Five Fifteen — Death of a Clown
(Record Heaven RHCD49, 2001, CD)
by Jon Davis, Published 2003-02-01
Over the course of Five Fifteen’s previous albums, there has been a series of songs dealing with a character we can call the Golden Boy, a rock star going through the usual rock star things. “Long Hair Wildman Rides Again” (Progressive Hardrock Beyond the Mainstream), “Words of Jester” (Armageddon Jam Session Number Four), “A Riddle Joker” (Psychedelic Singalongs for Stadiums), and “I Don’t Remember” (Six Dimensions of the Electric Camembert), to name one off each release. Now the picture is filled in by an entire CD devoted to his story, and in some ways, Death of a Clown is the culmination of Five Fifteen’s musical statement, just as it is the final studio recording from this incarnation of the band.
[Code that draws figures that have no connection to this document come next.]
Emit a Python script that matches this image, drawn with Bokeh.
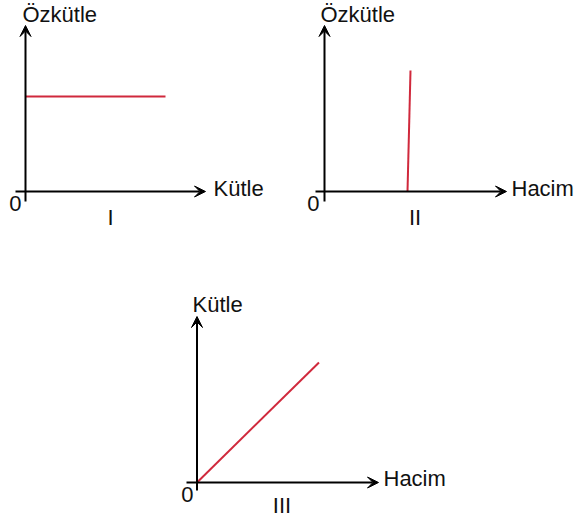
from bokeh.plotting import figure
from bokeh.models import Range1d, Arrow, VeeHead, Label, Spacer
from bokeh.layouts import column, row
from bokeh.embed import file_html
from bokeh.resources import INLINE

# ---- data (arbitrary units) ----
# Graph I: density vs mass (constant)
g1_mass = [0, 14]
g1_density = [9.5, 9.5]
# Graph II: density vs volume (near-vertical line)
g2_volume = [8.3, 8.6]
g2_density = [0, 12.1]
# Graph III: mass vs volume (proportional)
g3_volume = [0, 12.2]
g3_mass = [0, 12.0]

panel_titles = ["I", "II", "III"]
y_labels = ["Özkütle", "Özkütle", "Kütle"]
x_labels = ["Kütle", "Hacim", "Hacim"]

RED = "#d0293c"
FONT = "Liberation Sans"
FS = "22px"
DY = 0.8  # baseline correction for label rendering


def make_panel(w, h, xr, yr, xs, ys, x_arrow, y_arrow, ylab, ylab_pos, xlab, xlab_pos,
               zero_pos, title, title_pos):
    p = figure(width=w, height=h, x_range=Range1d(*xr), y_range=Range1d(*yr),
               x_axis_type=None, y_axis_type=None, toolbar_location=None,
               output_backend="svg", min_border=0, outline_line_color=None,
               background_fill_color="white", border_fill_color="white")
    p.grid.visible = False
    p.add_layout(Arrow(end=VeeHead(size=11, fill_color="black", line_color="black"),
                       x_start=x_arrow[0], y_start=0, x_end=x_arrow[1], y_end=0,
                       line_color="black", line_width=2))
    p.add_layout(Arrow(end=VeeHead(size=11, fill_color="black", line_color="black"),
                       x_start=0, y_start=y_arrow[0], x_end=0, y_end=y_arrow[1],
                       line_color="black", line_width=2))
    p.line(xs, ys, line_color=RED, line_width=2)
    for pos, txt, align in [(ylab_pos, ylab, "left"), (xlab_pos, xlab, "left"),
                            (zero_pos, "0", "right"), (title_pos, title, "center")]:
        p.add_layout(Label(x=pos[0], y=pos[1] + DY, text=txt, text_font=FONT,
                           text_font_size=FS, text_color="#111111", text_align=align,
                           text_baseline="alphabetic"))
    return p


p1 = make_panel(290, 248, (-2.5, 26.5), (-5.7, 19.1), g1_mass, g1_density,
                (-1.0, 18.0), (-1.0, 16.6),
                y_labels[0], (-0.3, 16.9), x_labels[0], (18.8, -0.5),
                (-0.4, -2.0), panel_titles[0], (8.5, -3.4))

p2 = make_panel(290, 248, (-3.4, 25.6), (-5.7, 19.1), g2_volume, g2_density,
                (-0.9, 18.2), (-1.0, 16.6),
                y_labels[1], (-0.4, 16.9), x_labels[1], (18.7, -0.5),
                (-0.5, -2.0), panel_titles[1], (9.05, -3.4))

p3 = make_panel(300, 272, (-3.65, 26.35), (-3.8, 23.4), g3_volume, g3_mass,
                (-1.05, 18.15), (-0.8, 16.6),
                y_labels[2], (-0.45, 17.0), x_labels[2], (18.65, -0.4),
                (-0.35, -2.0), panel_titles[2], (8.5, -3.1))

layout = column(row(p1, p2), row(Spacer(width=160, height=272), p3))

open("out.html", "w").write(file_html(layout, INLINE))
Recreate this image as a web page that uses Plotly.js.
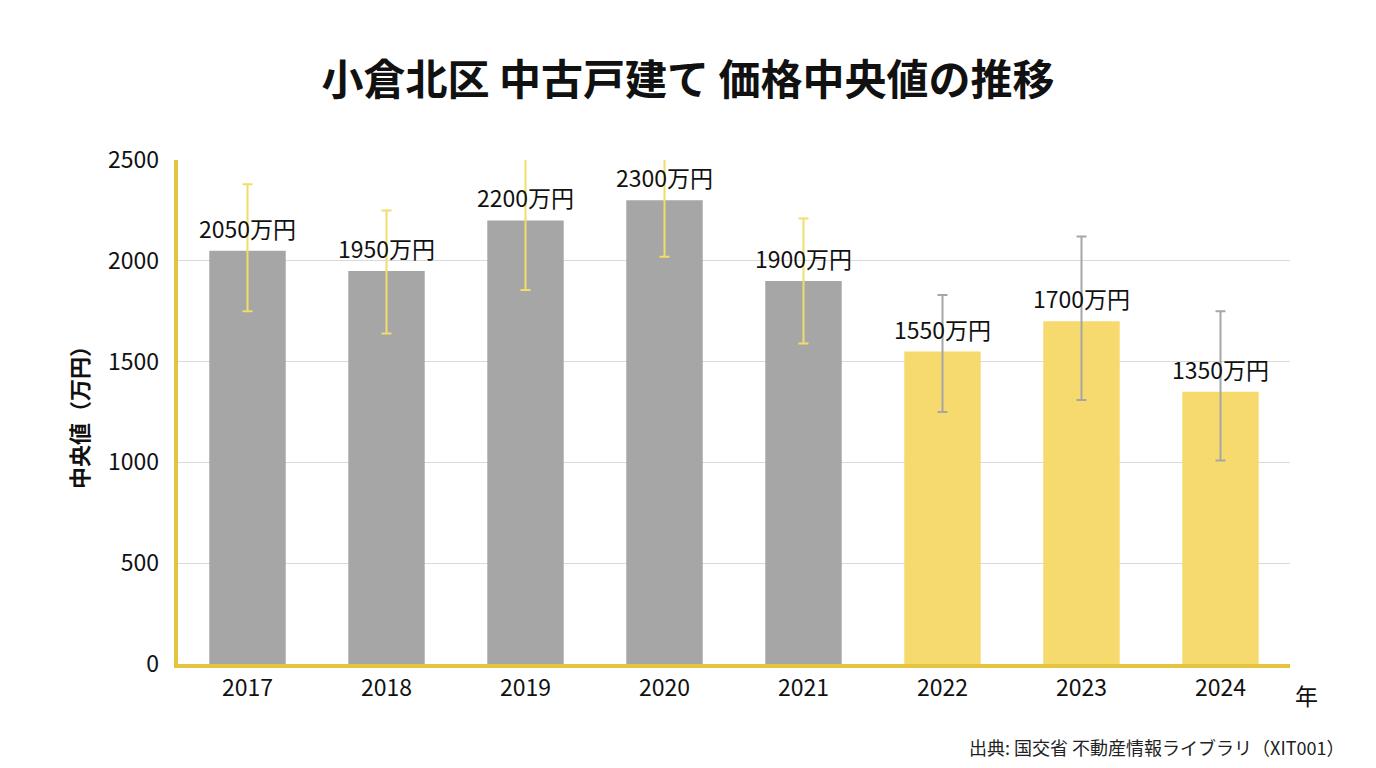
<!DOCTYPE html>
<html>
<head>
<meta charset="utf-8">
<script src="https://cdn.plot.ly/plotly-3.0.1.min.js"></script>
<style>html,body{margin:0;padding:0;background:#fff;}#chart{width:1376px;height:768px;}</style>
</head>
<body>
<div id="chart"></div>
<script>
// data
const years = ['2017', '2018', '2019', '2020', '2021', '2022', '2023', '2024'];
const medians = [2050, 1950, 2200, 2300, 1900, 1550, 1700, 1350];
const errPlus = [330, 300, 340, 260, 310, 280, 420, 400];
const errMinus = [300, 310, 345, 280, 310, 300, 390, 340];
const labels = ['2050万円', '1950万円', '2200万円', '2300万円', '1900万円', '1550万円', '1700万円', '1350万円'];

const GRAY = '#a6a6a6';
const YELLOW = '#f7da6e';
const AXIS = '#e6c33f';
const FONT = '"Noto Sans CJK JP", "Noto Sans", sans-serif';

const pos = years.map((y, i) => i);

// first five years grey with yellow whiskers, last three the other way round
function part(from, to, fill, whisker) {
	return {
		type: 'bar',
		x: pos.slice(from, to),
		y: medians.slice(from, to),
		width: 0.55,
		marker: {color: fill},
		error_y: {
			type: 'data', symmetric: false,
			array: errPlus.slice(from, to),
			arrayminus: errMinus.slice(from, to),
			color: whisker, thickness: 2, width: 5
		},
		hoverinfo: 'skip',
		showlegend: false
	};
}

const data = [part(0, 5, GRAY, '#f2dc6a'), part(5, 8, YELLOW, '#a6a6a6')];

const annotations = pos.map(i => ({
	x: i, y: medians[i], text: labels[i],
	showarrow: false, yanchor: 'bottom', yshift: 4,
	font: {size: 23, color: '#111', family: FONT}
}));
annotations.push({
	xref: 'paper', yref: 'paper', x: 1.003, y: 0, xanchor: 'left', yanchor: 'top',
	yshift: -12, text: '年', showarrow: false, font: {size: 23, color: '#111', family: FONT}
});
annotations.push({
	xref: 'paper', yref: 'paper', x: 1.05, y: 0, xanchor: 'right', yanchor: 'top',
	yshift: -68, text: '出典: 国交省 不動産情報ライブラリ（XIT001）', showarrow: false,
	font: {size: 18, color: '#222', family: FONT}
});

const layout = {
	width: 1376, height: 768,
	paper_bgcolor: '#fff', plot_bgcolor: '#fff',
	margin: {l: 178, r: 86, t: 160, b: 104},
	barmode: 'overlay',
	title: {
		text: '<b>小倉北区 中古戸建て 価格中央値の推移</b>',
		x: 0.5, xanchor: 'center', y: 0.895, yanchor: 'middle',
		font: {size: 42, color: '#111', family: FONT}
	},
	xaxis: {
		range: [-0.5, 7.5],
		tickvals: pos, ticktext: years,
		showline: true, linecolor: AXIS, linewidth: 4, ticks: '',
		tickfont: {size: 23, color: '#111', family: FONT},
		showgrid: false, zeroline: false
	},
	yaxis: {
		range: [0, 2500], dtick: 500,
		showline: true, linecolor: AXIS, linewidth: 4,
		gridcolor: '#d9d9d9', gridwidth: 1, zeroline: false,
		tickfont: {size: 23, color: '#111', family: FONT},
		ticksuffix: '  ',
		title: {text: '<b>中央値（万円）</b>', font: {size: 22, color: '#111', family: FONT}, standoff: 14}
	},
	annotations: annotations
};

Plotly.newPlot('chart', data, layout, {displayModeBar: false, staticPlot: true});
</script>
</body>
</html>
Their familiar style, 70s-inflected hard rock with a splash of prog, is displayed to great effect, and there’s not a weak song in the bunch. “The Prostitute” starts things off with a bang. And their penchant for classic rock references in titles and lyrics continues with “Lick Your Fingers Clean” and “Season of the Witch.” Echoes of The Who, Thin Lizzy, Jethro Tull, and other classic acts thread their way through the music, from a ballad like “She Kicked Your Present off the Bed” to all-out rockers like “Stone Cold Heartbreaker.” Vintage keyboards (Hammond, Rhodes, and Mellotron) are prominent, and a string section adds depth on a number of tracks without getting in the way. Five Fifteen manages an enjoyable homage to the past without sounding stuck in it.